**DATA PROVIDED**
++++++++

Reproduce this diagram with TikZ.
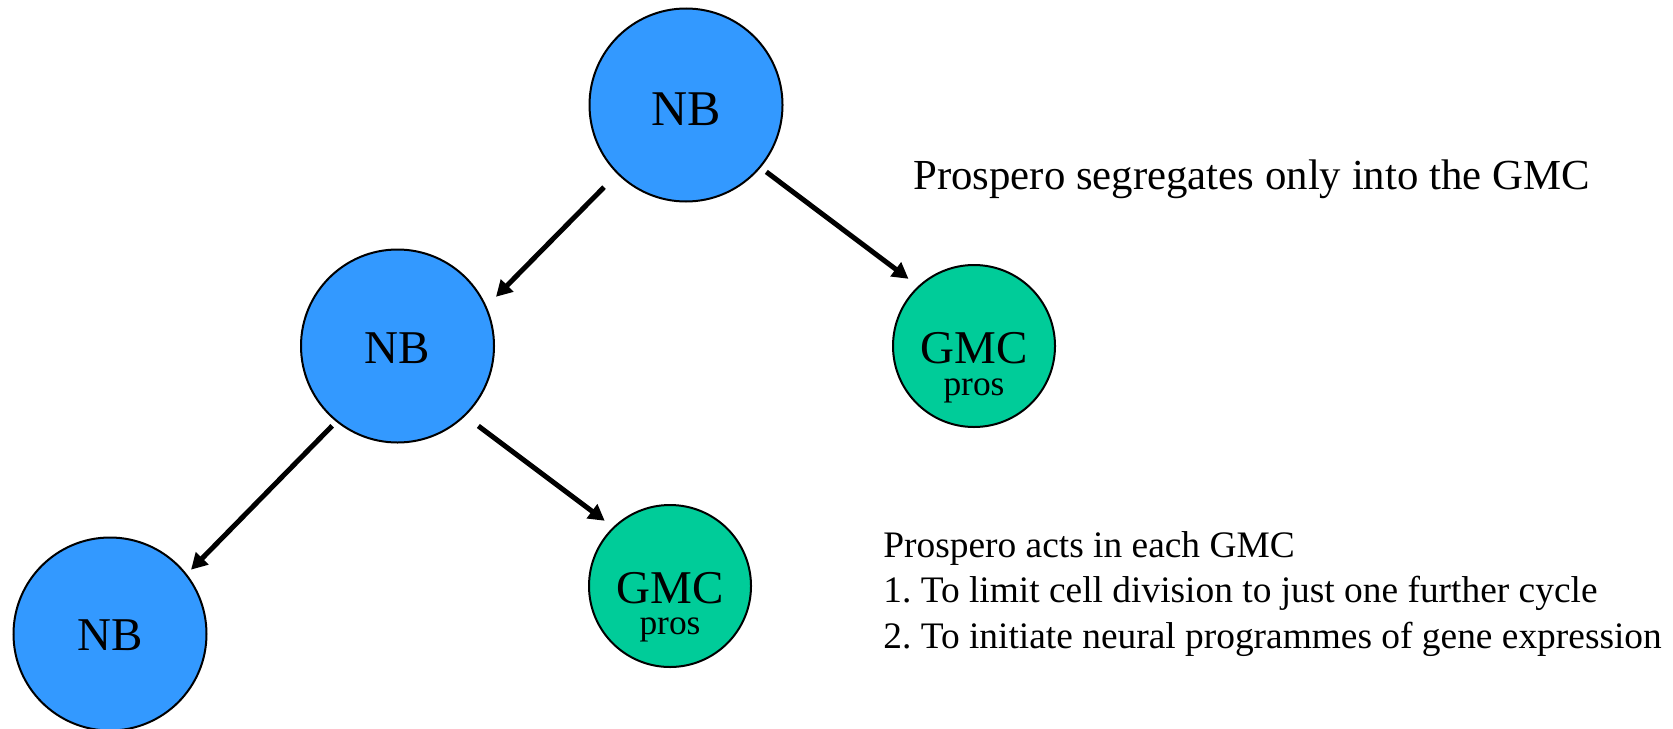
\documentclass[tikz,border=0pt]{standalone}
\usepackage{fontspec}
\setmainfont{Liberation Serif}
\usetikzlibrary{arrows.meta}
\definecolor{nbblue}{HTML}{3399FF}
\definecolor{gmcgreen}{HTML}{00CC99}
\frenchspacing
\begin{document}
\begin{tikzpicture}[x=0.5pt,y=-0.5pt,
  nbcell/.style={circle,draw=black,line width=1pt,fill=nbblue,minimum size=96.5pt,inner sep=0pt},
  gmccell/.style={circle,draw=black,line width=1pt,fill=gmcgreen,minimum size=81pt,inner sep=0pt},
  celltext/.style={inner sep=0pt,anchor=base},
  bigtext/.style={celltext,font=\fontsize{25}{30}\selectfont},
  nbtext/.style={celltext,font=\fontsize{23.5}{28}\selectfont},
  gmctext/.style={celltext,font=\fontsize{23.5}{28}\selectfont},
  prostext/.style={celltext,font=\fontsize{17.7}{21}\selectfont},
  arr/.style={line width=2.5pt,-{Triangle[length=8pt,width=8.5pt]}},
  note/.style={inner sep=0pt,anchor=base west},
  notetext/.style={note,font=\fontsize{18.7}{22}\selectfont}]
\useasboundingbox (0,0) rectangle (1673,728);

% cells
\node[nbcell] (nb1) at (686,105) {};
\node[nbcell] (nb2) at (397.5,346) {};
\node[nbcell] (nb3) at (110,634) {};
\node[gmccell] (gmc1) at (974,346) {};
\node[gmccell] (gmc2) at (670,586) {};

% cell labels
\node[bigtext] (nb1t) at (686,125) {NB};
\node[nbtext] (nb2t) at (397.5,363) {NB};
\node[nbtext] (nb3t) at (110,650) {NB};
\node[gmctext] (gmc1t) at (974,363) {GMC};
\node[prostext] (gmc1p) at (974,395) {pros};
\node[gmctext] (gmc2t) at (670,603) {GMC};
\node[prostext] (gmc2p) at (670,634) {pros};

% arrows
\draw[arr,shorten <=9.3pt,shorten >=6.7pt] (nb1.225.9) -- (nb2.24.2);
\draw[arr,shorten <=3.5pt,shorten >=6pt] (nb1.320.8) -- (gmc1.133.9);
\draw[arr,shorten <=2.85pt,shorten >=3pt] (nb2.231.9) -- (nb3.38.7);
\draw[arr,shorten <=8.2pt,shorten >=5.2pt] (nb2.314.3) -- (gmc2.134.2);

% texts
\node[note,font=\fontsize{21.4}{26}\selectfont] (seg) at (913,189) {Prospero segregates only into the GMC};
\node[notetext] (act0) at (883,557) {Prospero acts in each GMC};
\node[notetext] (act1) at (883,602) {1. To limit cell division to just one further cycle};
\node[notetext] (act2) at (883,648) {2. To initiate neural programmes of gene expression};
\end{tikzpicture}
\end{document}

++++++++

**DIRECTIONS FOR THIS TASK**
Everything from the first line to the line with "(gmc2p) at (670,634)" must be repeated exactly, and nothing else. Leave the pictures out.

**WRITTEN REPLY**
Reproduce this diagram with TikZ.
\documentclass[tikz,border=0pt]{standalone}
\usepackage{fontspec}
\setmainfont{Liberation Serif}
\usetikzlibrary{arrows.meta}
\definecolor{nbblue}{HTML}{3399FF}
\definecolor{gmcgreen}{HTML}{00CC99}
\frenchspacing
\begin{document}
\begin{tikzpicture}[x=0.5pt,y=-0.5pt,
  nbcell/.style={circle,draw=black,line width=1pt,fill=nbblue,minimum size=96.5pt,inner sep=0pt},
  gmccell/.style={circle,draw=black,line width=1pt,fill=gmcgreen,minimum size=81pt,inner sep=0pt},
  celltext/.style={inner sep=0pt,anchor=base},
  bigtext/.style={celltext,font=\fontsize{25}{30}\selectfont},
  nbtext/.style={celltext,font=\fontsize{23.5}{28}\selectfont},
  gmctext/.style={celltext,font=\fontsize{23.5}{28}\selectfont},
  prostext/.style={celltext,font=\fontsize{17.7}{21}\selectfont},
  arr/.style={line width=2.5pt,-{Triangle[length=8pt,width=8.5pt]}},
  note/.style={inner sep=0pt,anchor=base west},
  notetext/.style={note,font=\fontsize{18.7}{22}\selectfont}]
\useasboundingbox (0,0) rectangle (1673,728);

% cells
\node[nbcell] (nb1) at (686,105) {};
\node[nbcell] (nb2) at (397.5,346) {};
\node[nbcell] (nb3) at (110,634) {};
\node[gmccell] (gmc1) at (974,346) {};
\node[gmccell] (gmc2) at (670,586) {};

% cell labels
\node[bigtext] (nb1t) at (686,125) {NB};
\node[nbtext] (nb2t) at (397.5,363) {NB};
\node[nbtext] (nb3t) at (110,650) {NB};
\node[gmctext] (gmc1t) at (974,363) {GMC};
\node[prostext] (gmc1p) at (974,395) {pros};
\node[gmctext] (gmc2t) at (670,603) {GMC};
\node[prostext] (gmc2p) at (670,634) {pros};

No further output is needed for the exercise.